For quality systems, document the gland part number, washer material, panel thickness, torque value, cable OD, and inspection method in the control plan. This aligns with the process discipline expected under ISO 9001 quality management and reduces the chance that a buyer, installer, and harness supplier each make a different assumption.
“For a sealed panel-entry harness, I want continuity after pull, insulation resistance after water exposure, and a recorded gland torque. Those 3 checks catch most real-world gland installation failures.”
Common Cable Gland Mistakes
Sizing by AWG instead of jacket OD
Two 18 AWG cables can have very different outer diameters, especially with PUR, PVC, silicone, or shielded constructions.
Ignoring panel coating thickness
Powder coat, paint, burrs, and rough punched holes can stop a washer from sealing evenly.
Using nylon in harsh UV or impact zones
Outdoor machinery and mining equipment often justify brass or stainless steel despite the higher unit price.
Treating IP69K as universal waterproofing
IP69K targets high-pressure washdown; it does not automatically prove long-term immersion performance.
Leaving shield termination undefined
A shielded cable with no gland bonding plan can pass electrical test and still fail noise immunity in the cabinet.
Skipping assembly torque control
Hand-tight is not a process. Use torque values and visual inspection marks for repeatable production.
Cable Gland Selection FAQ
What size cable gland do I need for a cable assembly?
Choose the gland by cable outer diameter, not conductor size. The cable OD should sit inside the manufacturer’s sealing range with at least 0.5 mm margin from either limit where possible. For example, an 8.0 mm cable is usually safer in a gland with a 6-10 mm seal range than one rated 8-12 mm.
Is IP68 always better than IP67 for cable glands?
No. IP67 means protection during temporary immersion, commonly 1 m for 30 minutes under the IP Code test framework. IP68 is defined by the manufacturer’s stated depth and time, so an IP68 claim is only useful when the exact test condition is shown on the drawing or datasheet.
Should I use metric or NPT cable gland threads?
Use metric threads such as M16, M20, M25, and M32 for most new industrial enclosures in Australia and Europe. Use NPT only when the equipment, conduit system, or legacy enclosure is already designed around tapered threads. Mixing M20 and 1/2 inch NPT can damage threads within 1 or 2 turns.

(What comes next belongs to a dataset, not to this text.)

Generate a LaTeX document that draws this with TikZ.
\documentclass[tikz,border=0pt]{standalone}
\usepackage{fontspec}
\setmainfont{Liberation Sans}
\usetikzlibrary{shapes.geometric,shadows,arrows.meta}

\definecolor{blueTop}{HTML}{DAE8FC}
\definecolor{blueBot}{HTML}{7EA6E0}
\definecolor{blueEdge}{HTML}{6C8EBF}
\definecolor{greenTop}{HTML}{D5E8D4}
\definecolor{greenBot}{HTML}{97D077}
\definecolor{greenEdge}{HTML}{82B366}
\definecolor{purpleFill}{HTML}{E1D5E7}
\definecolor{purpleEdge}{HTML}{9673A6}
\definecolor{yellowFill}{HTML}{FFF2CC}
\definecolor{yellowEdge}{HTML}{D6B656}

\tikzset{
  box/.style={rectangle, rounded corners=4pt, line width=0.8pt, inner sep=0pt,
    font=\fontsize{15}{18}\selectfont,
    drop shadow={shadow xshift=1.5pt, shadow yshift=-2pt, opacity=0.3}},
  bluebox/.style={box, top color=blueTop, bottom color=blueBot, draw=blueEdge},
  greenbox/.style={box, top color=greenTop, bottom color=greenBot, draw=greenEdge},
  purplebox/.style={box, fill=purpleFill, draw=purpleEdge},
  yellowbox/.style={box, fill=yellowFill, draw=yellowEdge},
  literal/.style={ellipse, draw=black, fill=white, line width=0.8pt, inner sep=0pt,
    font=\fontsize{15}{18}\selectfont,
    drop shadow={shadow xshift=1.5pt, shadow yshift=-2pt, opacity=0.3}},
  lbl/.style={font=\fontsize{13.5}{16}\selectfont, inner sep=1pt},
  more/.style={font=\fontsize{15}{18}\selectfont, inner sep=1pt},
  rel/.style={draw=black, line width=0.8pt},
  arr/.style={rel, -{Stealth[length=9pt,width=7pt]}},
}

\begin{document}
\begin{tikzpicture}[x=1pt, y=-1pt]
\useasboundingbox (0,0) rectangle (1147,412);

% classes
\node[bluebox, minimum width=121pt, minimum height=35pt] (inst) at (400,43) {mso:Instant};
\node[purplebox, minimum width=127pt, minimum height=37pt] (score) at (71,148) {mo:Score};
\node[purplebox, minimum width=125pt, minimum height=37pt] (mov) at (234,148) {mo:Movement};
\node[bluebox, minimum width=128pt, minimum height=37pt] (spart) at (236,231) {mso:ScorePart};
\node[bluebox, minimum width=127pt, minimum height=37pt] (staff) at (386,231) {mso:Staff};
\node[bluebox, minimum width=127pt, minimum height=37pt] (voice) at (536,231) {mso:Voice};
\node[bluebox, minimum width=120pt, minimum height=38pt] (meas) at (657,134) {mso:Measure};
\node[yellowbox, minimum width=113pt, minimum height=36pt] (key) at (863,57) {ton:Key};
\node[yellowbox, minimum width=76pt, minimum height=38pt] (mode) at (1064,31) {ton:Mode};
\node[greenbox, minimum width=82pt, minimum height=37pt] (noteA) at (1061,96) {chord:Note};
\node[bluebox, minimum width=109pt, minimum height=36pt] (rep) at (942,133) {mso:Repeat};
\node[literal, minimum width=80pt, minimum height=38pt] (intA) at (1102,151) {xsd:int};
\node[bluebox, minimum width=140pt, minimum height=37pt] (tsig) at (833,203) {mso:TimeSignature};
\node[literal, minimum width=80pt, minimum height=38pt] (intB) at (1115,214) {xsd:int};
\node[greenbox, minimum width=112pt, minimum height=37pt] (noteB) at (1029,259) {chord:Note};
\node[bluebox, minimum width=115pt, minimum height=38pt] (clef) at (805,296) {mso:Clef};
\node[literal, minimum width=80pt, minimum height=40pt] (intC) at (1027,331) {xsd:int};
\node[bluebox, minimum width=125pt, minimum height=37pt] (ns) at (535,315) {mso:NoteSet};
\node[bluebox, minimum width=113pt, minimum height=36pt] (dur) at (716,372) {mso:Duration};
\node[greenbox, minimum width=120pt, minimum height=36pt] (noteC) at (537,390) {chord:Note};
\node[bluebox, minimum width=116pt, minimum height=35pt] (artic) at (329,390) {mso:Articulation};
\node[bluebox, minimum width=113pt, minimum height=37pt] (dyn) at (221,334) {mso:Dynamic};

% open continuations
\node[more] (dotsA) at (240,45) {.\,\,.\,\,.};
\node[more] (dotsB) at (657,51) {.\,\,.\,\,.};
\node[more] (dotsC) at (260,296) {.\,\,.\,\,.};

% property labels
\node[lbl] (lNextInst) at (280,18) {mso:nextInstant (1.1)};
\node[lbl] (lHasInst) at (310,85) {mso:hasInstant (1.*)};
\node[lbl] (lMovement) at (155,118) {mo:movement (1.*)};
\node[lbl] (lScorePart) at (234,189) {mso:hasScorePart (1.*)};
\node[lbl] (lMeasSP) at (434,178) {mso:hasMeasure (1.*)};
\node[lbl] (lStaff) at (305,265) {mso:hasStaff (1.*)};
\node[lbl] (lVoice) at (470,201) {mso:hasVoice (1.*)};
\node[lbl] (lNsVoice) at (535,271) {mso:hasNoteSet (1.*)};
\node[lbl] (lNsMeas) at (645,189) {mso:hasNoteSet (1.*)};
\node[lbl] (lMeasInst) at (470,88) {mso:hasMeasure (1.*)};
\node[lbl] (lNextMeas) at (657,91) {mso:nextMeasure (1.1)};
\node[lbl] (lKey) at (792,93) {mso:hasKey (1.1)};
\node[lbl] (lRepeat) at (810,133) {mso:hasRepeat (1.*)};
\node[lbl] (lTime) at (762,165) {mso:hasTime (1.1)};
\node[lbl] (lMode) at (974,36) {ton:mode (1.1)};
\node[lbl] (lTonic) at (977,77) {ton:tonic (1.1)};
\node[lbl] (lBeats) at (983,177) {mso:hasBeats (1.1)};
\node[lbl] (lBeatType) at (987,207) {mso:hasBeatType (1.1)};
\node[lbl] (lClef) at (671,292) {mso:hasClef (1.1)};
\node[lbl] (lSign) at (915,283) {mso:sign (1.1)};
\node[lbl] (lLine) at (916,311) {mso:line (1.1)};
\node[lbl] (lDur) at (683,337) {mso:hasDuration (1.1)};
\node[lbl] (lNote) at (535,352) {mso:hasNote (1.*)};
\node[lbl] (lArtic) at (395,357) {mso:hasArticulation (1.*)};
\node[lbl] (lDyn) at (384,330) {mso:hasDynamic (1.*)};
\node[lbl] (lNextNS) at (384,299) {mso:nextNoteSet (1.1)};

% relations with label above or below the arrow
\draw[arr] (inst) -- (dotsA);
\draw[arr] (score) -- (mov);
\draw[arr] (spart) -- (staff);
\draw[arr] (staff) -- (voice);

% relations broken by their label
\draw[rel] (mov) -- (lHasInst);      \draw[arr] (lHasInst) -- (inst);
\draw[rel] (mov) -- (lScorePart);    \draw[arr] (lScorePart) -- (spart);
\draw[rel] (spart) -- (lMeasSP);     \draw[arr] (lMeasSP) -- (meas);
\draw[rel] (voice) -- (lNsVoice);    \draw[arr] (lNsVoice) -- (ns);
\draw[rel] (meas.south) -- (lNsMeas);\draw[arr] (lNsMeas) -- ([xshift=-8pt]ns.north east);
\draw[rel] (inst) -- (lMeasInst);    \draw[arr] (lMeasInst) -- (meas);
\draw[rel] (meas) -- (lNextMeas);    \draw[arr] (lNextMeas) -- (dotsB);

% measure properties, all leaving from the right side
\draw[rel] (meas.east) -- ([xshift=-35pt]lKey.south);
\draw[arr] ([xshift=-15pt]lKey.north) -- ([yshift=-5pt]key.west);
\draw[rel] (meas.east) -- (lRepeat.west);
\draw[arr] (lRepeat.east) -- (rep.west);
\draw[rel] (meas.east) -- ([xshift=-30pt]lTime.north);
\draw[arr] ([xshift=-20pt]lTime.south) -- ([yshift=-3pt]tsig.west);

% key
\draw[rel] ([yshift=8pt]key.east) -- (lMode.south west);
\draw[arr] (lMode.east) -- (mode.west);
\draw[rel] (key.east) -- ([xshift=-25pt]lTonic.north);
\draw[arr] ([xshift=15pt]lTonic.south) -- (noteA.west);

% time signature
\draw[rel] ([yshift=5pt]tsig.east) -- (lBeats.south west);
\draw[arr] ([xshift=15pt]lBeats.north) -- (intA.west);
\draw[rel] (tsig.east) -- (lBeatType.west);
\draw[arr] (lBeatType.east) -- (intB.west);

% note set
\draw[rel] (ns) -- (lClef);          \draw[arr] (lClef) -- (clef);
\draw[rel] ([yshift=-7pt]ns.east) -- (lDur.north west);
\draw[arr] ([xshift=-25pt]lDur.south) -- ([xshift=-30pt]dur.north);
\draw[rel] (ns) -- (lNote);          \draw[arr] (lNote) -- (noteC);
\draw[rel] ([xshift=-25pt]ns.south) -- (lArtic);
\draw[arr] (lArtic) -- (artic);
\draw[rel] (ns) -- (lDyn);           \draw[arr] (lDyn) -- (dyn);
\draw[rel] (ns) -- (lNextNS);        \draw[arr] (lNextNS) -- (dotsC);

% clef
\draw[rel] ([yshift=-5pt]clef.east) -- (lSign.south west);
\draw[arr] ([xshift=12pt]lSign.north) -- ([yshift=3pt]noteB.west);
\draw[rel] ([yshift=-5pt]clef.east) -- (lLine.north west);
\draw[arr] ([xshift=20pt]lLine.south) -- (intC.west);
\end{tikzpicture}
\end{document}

How tight should a cable gland be?
Use the manufacturer’s torque value whenever available. Small nylon glands may be in the 2-5 N·m range, while larger brass glands can exceed 8-12 N·m. Over-tightening can cut the seal or ovalise a soft jacket; under-tightening allows pull-out and water tracking.

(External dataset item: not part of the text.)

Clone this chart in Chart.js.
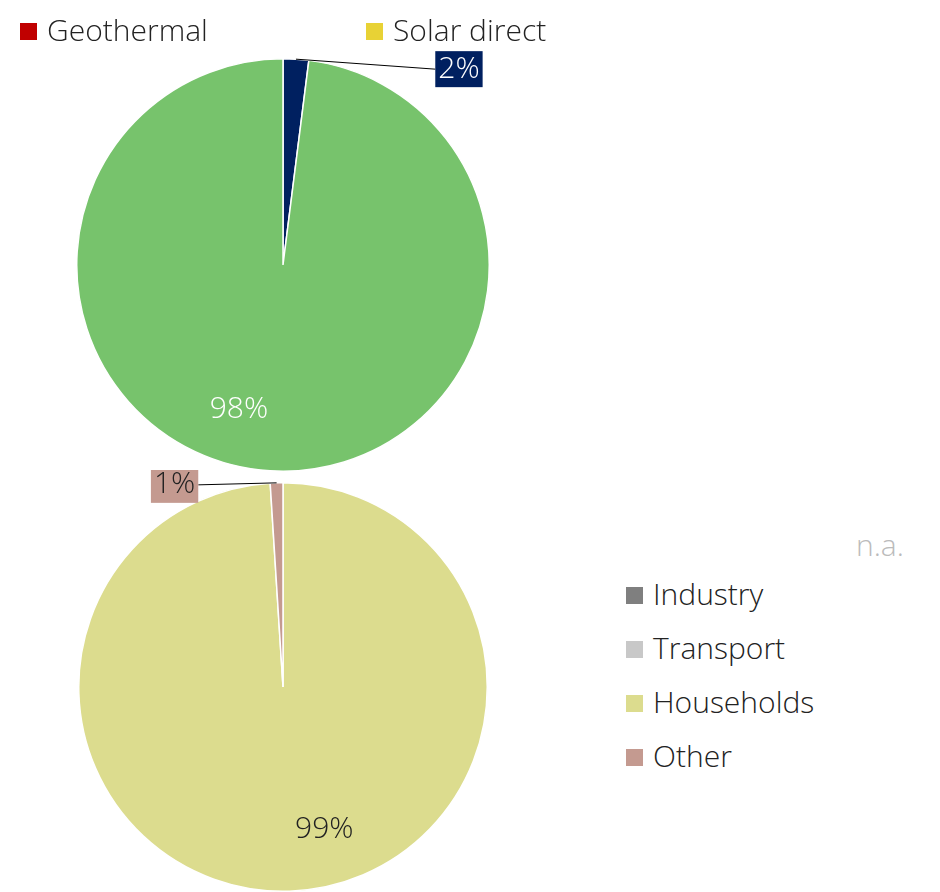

When do I need an EMC cable gland?
Use an EMC gland when the cable shield must bond to a metal enclosure with low impedance, especially around VFD motors, encoders, servo drives, Ethernet, CAN bus, and noisy industrial control wiring. A 360-degree gland termination is usually more stable above 10 MHz than a long drain-wire pigtail.
Can a cable gland replace strain relief testing?
No. A gland is a strain relief method, but the finished cable assembly still needs validation. For production release, test pull retention, continuity after pull, insulation resistance, and sealing. Critical assemblies should add thermal cycling such as -20°C to 80°C before repeating electrical checks.